The code example in the R documentation (enter ?hclust or example(hclust) in R) contains an instance where the squared distance matrix is generated from Euclidean data.
Python
The fastcluster package is imported as usual by
import fastcluster
It provides the following functions:
linkage(X, method='single', metric='euclidean', preserve_input=True) single(X) complete(X) average(X) weighted(X) ward(X) centroid(X) median(X)
The argument X is either a condensed distance matrix or a collection of N observation vectors in D dimensions as an (N×D) array. Apart from the argument preserve_input, the methods have the same input and output as the functions of the same name in the package scipy.cluster.hierarchy. Therefore, I do not duplicate the documentation and refer to the SciPy documentation here and here for further details.

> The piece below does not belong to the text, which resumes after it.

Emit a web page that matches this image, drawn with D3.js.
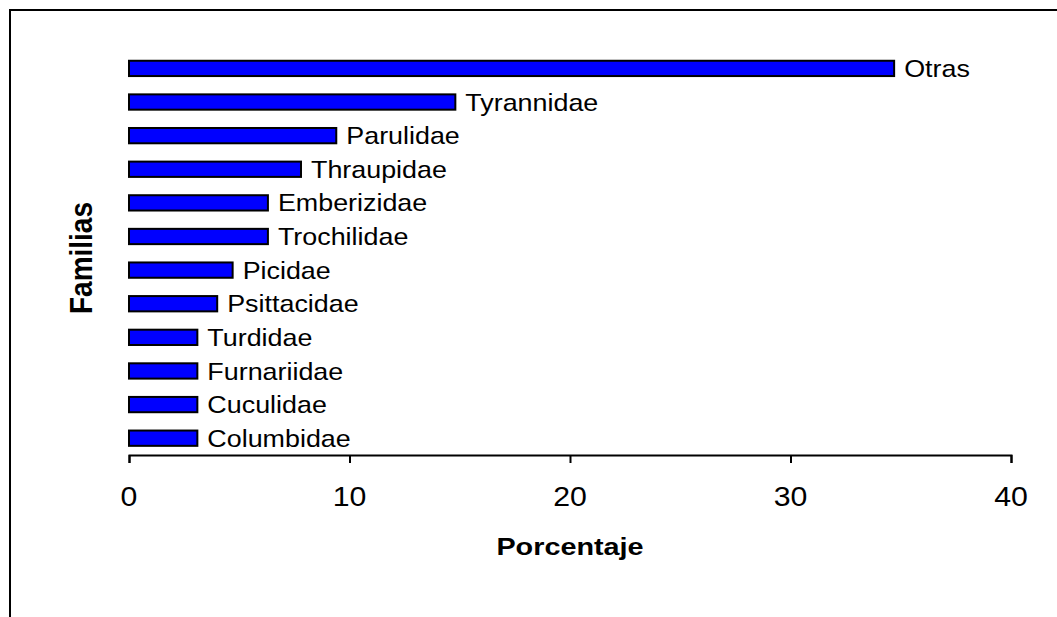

The additional, optional argument preserve_input specifies whether the fastcluster package first copies the distance matrix or writes into the existing array. If you generate the distance matrix only for the clustering step and do not need it afterwards, you may save half the memory by saying preserve_input=False.
Note that the input array X contains unspecified values after this procedure. You may want to write
linkage(X, method="…", preserve_input=False) del X
to make sure that you do not accidentally use the matrix X after it has been used as scratch memory.
The single linkage algorithm does not write to the distance matrix or its copy anyway, so the preserve_input flag has no effect in this case.